Julie, what a funny letter, I love that he answered you. Considering Eugene's strong personality, I can only imagine what it was like to be his parent!

Buri, certainly I could consider a vote, there. How about, "Have you ever broken your beau's nose?"

John, you fell off the stage? Oh no!

Don, I'm not sure that I've written a blog specifically addressing carbon vs. wood, though it's a good idea. We have had discussions, votes and debates. Personally I have both, and I find my carbon fiber bow to be excellently balanced, as is my good wooden bow, but the CF bow has the advantage that I can use it when I teach a class of young children and not worry about breakage, and I can carry when traveling on a plane and not worry about being stopped for possessing ivory, etc.

From Jeff Jetson
Posted on January 11, 2015 at 12:04 PM
I tend to be clumsy and drop my bow numerous times a year, but luckily have never broke my good bow. I did buy a custom Coda Diamond GX Kryptonite about six years ago and use it most of the time, it seems indestructible.
From Paul Deck
Posted on January 12, 2015 at 2:13 AM
Interesting story about Fuchs. Do people usually teach with their top equipment? I thought not ...
From 81.174.164.58
Posted on January 12, 2015 at 8:57 AM
Although I shall attempt to remain anon, I am the person responsible for breaking more than half a dozen bows. In my defence I do operate as a wholesaler and sell in excess of five thousand a year, so one every three years isn't such a crime? One memorable deliberate sabotage took place about ten years ago. We had just introduced a new range of CF bows (painted black). The maker had cleverly inserted a small slither of wood into the mortice to make the frog fit. One bright customer then accused us of painting wooden bows, so in my pit of furry I took a hacksaw to the bow sawed it in half. Sure enough it was perfectly cylindrical with a great long hollow running the length of the stick- moral of the story...?
From Laurie Niles
Posted on January 12, 2015 at 6:52 PM
Can I ask a dumb question, are most CF bows hollow in the center?

From 32.215.168.6
Posted on January 13, 2015 at 12:37 AM
Laurie, if you made a carbon-epoxy bow solid, it would be much too heavy. The density of epoxy-carbon is about 1.5 g/cc. Pernambuco is just a touch under 1.0 g/cc. If you simply made the bow thinner, it would actually become too whippy, even thought CF-E is much stiffer, and the attachments at the ends would require flaring, so they are made with diameters nominally the same as wood but hollow. There is more than one way to do the hollow but the typical approach is a mandrel that the fibers are laid around.
From 32.215.168.6
Posted on January 13, 2015 at 12:39 AM
81.174.164.58 Haha I know who you are. You have a youtube channel. I've seen you misbehaving. I was definitely afraid you were going to poke your eye out by accident.
From Bo Pontoppidan
Posted on January 13, 2015 at 10:49 AM
I broke a good bow at a music camp in my youth. In the evening a few of us would play folk music for the others to dance to. And someone bumped into my right arm. I saw my bow fly off as in slow motion and land 5-6 meters away tip first.
My younger brother who played the cello as a kid broke a bow by hitting his desk partner in the orchestra in the head! Our parents made him pay for it from his allowance.
From Charlie Gibbs
Posted on January 15, 2015 at 8:36 PM
I've never broken a bow myself, but I've seen it happen. I once attended a fiddle workshop at a bluegrass camp; while we were setting up on the first day, one of the other students dropped her bow and broke the tip. None of us had even played a single note yet. Fortunately someone had a spare bow that they lent her for the week.

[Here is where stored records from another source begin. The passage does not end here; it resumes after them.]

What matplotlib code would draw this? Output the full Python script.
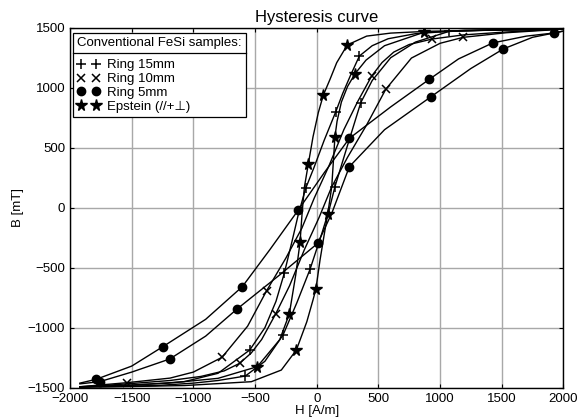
import matplotlib
matplotlib.use('Agg')
import matplotlib.pyplot as plt
from matplotlib.lines import Line2D

plt.rcParams['font.family'] = ['Liberation Sans', 'DejaVu Sans']
plt.rcParams['font.size'] = 9.5

# Ring 15mm (+) : descending and ascending branches, and marker points
plus_desc_H = [2000, 1200, 800, 579, 450, 346, 273, 210, 154, 60, -20, -89, -150, -200, -263, -330, -420, -543, -800, -1075, -1500, -1920]
plus_desc_B = [1489, 1479, 1450, 1408, 1350, 1264, 1100, 950, 798, 560, 340, 162, -60, -280, -547, -780, -1000, -1186, -1380, -1450, -1480, -1492]
plus_asc_H = [-1920, -1300, -1000, -800, -579, -420, -273, -160, -54, 40, 100, 148, 250, 357, 450, 600, 800, 1075, 1500, 2000]
plus_asc_B = [-1495, -1482, -1462, -1440, -1403, -1280, -1061, -790, -513, -220, -20, 175, 520, 875, 1060, 1250, 1380, 1470, 1482, 1489]
plus_mk_H = [346, 154, -89, -263, -543, -579, -273, -54, 148, 357, 1075]
plus_mk_B = [1264, 798, 162, -547, -1186, -1403, -1061, -513, 175, 875, 1470]

# Ring 10mm (x)
x_desc_H = [2000, 1500, 1189, 938, 750, 625, 530, 446, 333, 220, 100, -20, -120, -250, -406, -560, -768, -1000, -1189, -1536, -1920]
x_desc_B = [1490, 1462, 1440, 1406, 1360, 1297, 1210, 1098, 886, 650, 350, 80, -170, -420, -692, -987, -1247, -1370, -1420, -1458, -1492]
x_asc_H = [-1920, -1536, -1189, -938, -750, -625, -530, -446, -333, -220, -100, 20, 120, 250, 406, 560, 768, 1000, 1189, 1536, 2000]
x_asc_B = [-1495, -1468, -1440, -1406, -1360, -1297, -1210, -1098, -886, -650, -350, -80, 170, 420, 692, 987, 1247, 1370, 1420, 1458, 1488]
x_mk_H = [938, 446, -406, -768, -1536, -625, -333, 560, 1189]
x_mk_B = [1406, 1098, -692, -1247, -1458, -1297, -886, 987, 1420]

# Ring 5mm (o)
c_desc_H = [1990, 1925, 1700, 1427, 1150, 913, 600, 265, 60, -149, -380, -603, -900, -1247, -1500, -1788, -1920]
c_desc_B = [1470, 1456, 1430, 1373, 1240, 1070, 840, 578, 290, -19, -350, -658, -930, -1158, -1320, -1430, -1462]
c_asc_H = [-1920, -1760, -1500, -1192, -900, -649, -300, 8, 122, 265, 550, 927, 1250, 1513, 1750, 1925, 1990]
c_asc_B = [-1468, -1450, -1370, -1261, -1070, -847, -560, -297, -47, 342, 650, 925, 1160, 1323, 1420, 1456, 1470]
c_mk_H = [1925, 1427, 913, 265, -149, -603, -1247, -1788, -1760, -1192, -649, 8, 265, 927, 1513]
c_mk_B = [1456, 1373, 1070, 578, -19, -658, -1158, -1430, -1450, -1261, -847, -297, 342, 925, 1323]

# Epstein (*)
s_desc_H = [2000, 1400, 900, 600, 405, 248, 162, 108, 54, 13, -30, -68, -100, -118, -135, -170, -222, -300, -482, -800, -1200, -1600, -1920]
s_desc_B = [1487, 1480, 1470, 1455, 1430, 1356, 1208, 1070, 939, 792, 590, 364, 170, -40, -288, -560, -886, -1100, -1325, -1422, -1462, -1482, -1492]
s_asc_H = [-1920, -1600, -1071, -530, -287, -165, -80, -30, -7, 27, 67, 89, 122, 148, 165, 200, 250, 311, 400, 550, 870, 1400, 2000]
s_asc_B = [-1495, -1492, -1482, -1450, -1353, -1186, -950, -769, -680, -436, -186, -56, 175, 592, 720, 880, 1010, 1117, 1230, 1350, 1462, 1480, 1488]
s_mk_H = [248, 54, -68, -135, -222, -482, -165, -7, 89, 148, 311, 870]
s_mk_B = [1356, 939, 364, -288, -886, -1325, -1186, -680, -56, 592, 1117, 1462]

labels = ['Ring 15mm', 'Ring 10mm', 'Ring 5mm', 'Epstein (//+\u22a5)']

fig = plt.figure(figsize=(5.79, 4.2), dpi=100)
ax = fig.add_axes([70 / 579, 1 - 387.7 / 420, 493.4 / 579, 360 / 420])

curves = [
    (plus_desc_H, plus_desc_B, plus_asc_H, plus_asc_B, plus_mk_H, plus_mk_B, dict(marker='+', ms=6.5, mew=1.1)),
    (x_desc_H, x_desc_B, x_asc_H, x_asc_B, x_mk_H, x_mk_B, dict(marker='x', ms=6, mew=1.1)),
    (c_desc_H, c_desc_B, c_asc_H, c_asc_B, c_mk_H, c_mk_B, dict(marker='o', ms=6)),
    (s_desc_H, s_desc_B, s_asc_H, s_asc_B, s_mk_H, s_mk_B, dict(marker='*', ms=8.5)),
]

handles = []
for dH, dB, aH, aB, mH, mB, mk in curves:
    ax.plot(dH, dB, color='k', lw=1.0, zorder=3)
    ax.plot(aH, aB, color='k', lw=1.0, zorder=3)
    ax.plot(mH, mB, ls='none', color='k', zorder=4, **mk)
    handles.append(Line2D([], [], ls='none', color='k', **mk))

ax.set_xlim(-2000, 2000)
ax.set_ylim(-1500, 1500)
ax.set_xticks(range(-2000, 2001, 500))
ax.set_yticks(range(-1500, 1501, 500))
ax.grid(True, color='#a8a8a8', lw=1.0)
ax.set_axisbelow(True)
ax.tick_params(direction='in', top=True, right=True, length=3, labelsize=9.5, pad=3.5)
for sp in ax.spines.values():
    sp.set_linewidth(1.0)

ax.set_title('Hysteresis curve', fontsize=12, pad=4)
ax.set_xlabel('H [A/m]', fontsize=9.5, labelpad=0)
ax.set_ylabel('B [mT]', fontsize=9.5, labelpad=3)

leg = ax.legend(handles, labels, title='Conventional FeSi samples:', title_fontsize=9.5,
                loc='upper left', bbox_to_anchor=(0.0067, 0.984), borderaxespad=0,
                numpoints=2, handlelength=1.7, handletextpad=0.55, borderpad=0.3,
                labelspacing=0.12, alignment='left', fancybox=False, framealpha=1)
leg.get_frame().set_edgecolor('k')
leg.get_frame().set_linewidth(0.9)
leg._legend_box.sep = 7  # extra room between title and entries for the rule

# separator under the legend title
fig.canvas.draw()
fb = leg.get_frame().get_window_extent()
tb = leg.get_title().get_window_extent()
t0 = leg.get_texts()[0].get_window_extent()
W, Hh = fig.bbox.width, fig.bbox.height
ysep = (tb.y0 + t0.y1) / 2 + 1
fig.add_artist(Line2D([fb.x0 / W, fb.x1 / W], [ysep / Hh, ysep / Hh], color='k', lw=0.9,
                      transform=fig.transFigure, zorder=10))

fig.savefig('out.png', dpi=100)
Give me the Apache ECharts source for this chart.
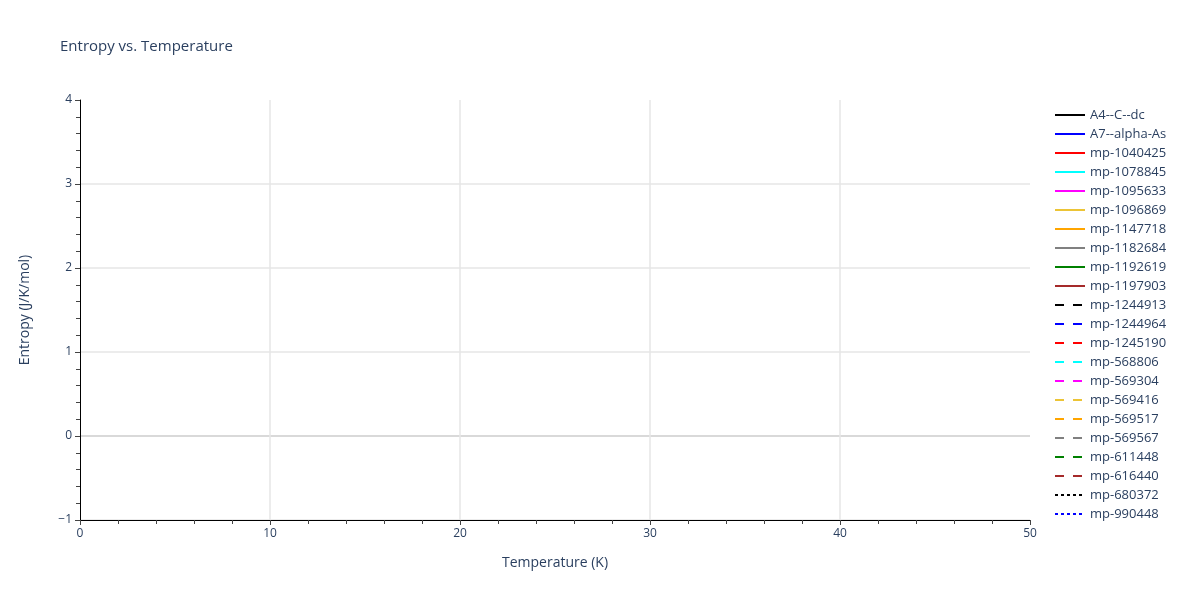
<!DOCTYPE html>
<html>
<head>
<meta charset="utf-8">
<script src="https://cdn.jsdelivr.net/npm/echarts@6/dist/echarts.min.js"></script>
<style>html,body{margin:0;padding:0;background:#fff;}#chart{width:1200px;height:600px;}</style>
</head>
<body>
<div id="chart"></div>
<script>
const seriesNames = ["A4--C--dc","A7--alpha-As","mp-1040425","mp-1078845","mp-1095633","mp-1096869","mp-1147718","mp-1182684","mp-1192619","mp-1197903","mp-1244913","mp-1244964","mp-1245190","mp-568806","mp-569304","mp-569416","mp-569517","mp-569567","mp-611448","mp-616440","mp-680372","mp-990448"];
const seriesColors = ["#000000","#0000ff","#ff0000","#00ffff","#ff00ff","#ecc436","#ffa500","#808080","#008000","#a52a2a","#000000","#0000ff","#ff0000","#00ffff","#ff00ff","#ecc436","#ffa500","#808080","#008000","#a52a2a","#000000","#0000ff"];
const seriesDash = ["solid","solid","solid","solid","solid","solid","solid","solid","solid","solid","dash","dash","dash","dash","dash","dash","dash","dash","dash","dash","dot","dot"];
// No data points are visible in the reference plot: every series is empty.
const seriesData = seriesNames.map(() => []);
const xTicks = [0,10,20,30,40,50];
const yTicks = [-1,0,1,2,3,4];

const dashMap = {solid: 'solid', dash: [9, 9], dot: [3, 3]};
const font = '"Open Sans", verdana, arial, sans-serif';
const textColor = '#2a3f5f';

const chart = echarts.init(document.getElementById('chart'));
chart.setOption({
  animation: false,
  backgroundColor: '#fff',
  title: {
    text: 'Entropy vs. Temperature',
    left: 55, top: 34,
    textStyle: {fontFamily: font, fontSize: 15, fontWeight: 'normal', color: textColor}
  },
  grid: {left: 80, right: 170, top: 100, bottom: 80, containLabel: false},
  legend: {
    orient: 'vertical',
    left: 1049, top: 103,
    itemWidth: 30, itemHeight: 14, itemGap: 5,
    itemStyle: {opacity: 0},
    lineStyle: {width: 2},
    textStyle: {fontFamily: font, fontSize: 13, color: textColor, lineHeight: 14},
    data: seriesNames.map(n => ({name: n, itemStyle: {opacity: 0}}))
  },
  xAxis: {
    type: 'value',
    min: xTicks[0], max: xTicks[xTicks.length - 1], interval: 10,
    name: 'Temperature (K)', nameLocation: 'middle', nameGap: 36,
    nameTextStyle: {fontFamily: font, fontSize: 14, color: textColor},
    axisLine: {show: true, onZero: false, lineStyle: {color: '#000', width: 1}},
    axisTick: {show: true, inside: false, length: 5, lineStyle: {color: '#444'}},
    minorTick: {show: true, splitNumber: 5, length: 4, lineStyle: {color: '#444'}},
    axisLabel: {fontFamily: font, fontSize: 12, color: textColor, margin: 8},
    splitLine: {show: true, showMinLine: false, showMaxLine: false, lineStyle: {color: '#e6e6e6', width: 1.5}}
  },
  yAxis: {
    type: 'value',
    min: yTicks[0], max: yTicks[yTicks.length - 1], interval: 1,
    name: 'Entropy (J/K/mol)', nameLocation: 'middle', nameGap: 48,
    nameTextStyle: {fontFamily: font, fontSize: 14, color: textColor},
    axisLine: {show: true, onZero: false, lineStyle: {color: '#000', width: 1}},
    axisTick: {show: true, inside: false, length: 5, lineStyle: {color: '#444'}},
    minorTick: {show: true, splitNumber: 5, length: 4, lineStyle: {color: '#444'}},
    axisLabel: {fontFamily: font, fontSize: 12, color: textColor, margin: 8,
      formatter: v => (v < 0 ? '\u2212' + Math.abs(v) : String(v))},
    splitLine: {show: true, showMinLine: true, showMaxLine: false,
      lineStyle: {color: ['#e6e6e6', '#cccccc', '#e6e6e6', '#e6e6e6', '#e6e6e6', '#e6e6e6'], width: 1.5}}
  },
  series: seriesNames.map((name, i) => ({
    name: name,
    type: 'line',
    data: seriesData[i],
    symbol: 'none',
    showSymbol: false,
    itemStyle: {color: seriesColors[i]},
    lineStyle: {color: seriesColors[i], width: 2, type: dashMap[seriesDash[i]]}
  }))
});
</script>
</body>
</html>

I do have a bow whose tip has been broken, and which has undergone a crude homemade repair (not by me!). The tip is now one huge blob of epoxy wrapped in thread; the bow itself is whole again, but its balance is destroyed. It's too bad; aside from that it's not a bad bow. I keep it in my case as a spare; it makes me more careful with my primary bow so I don't have to use it.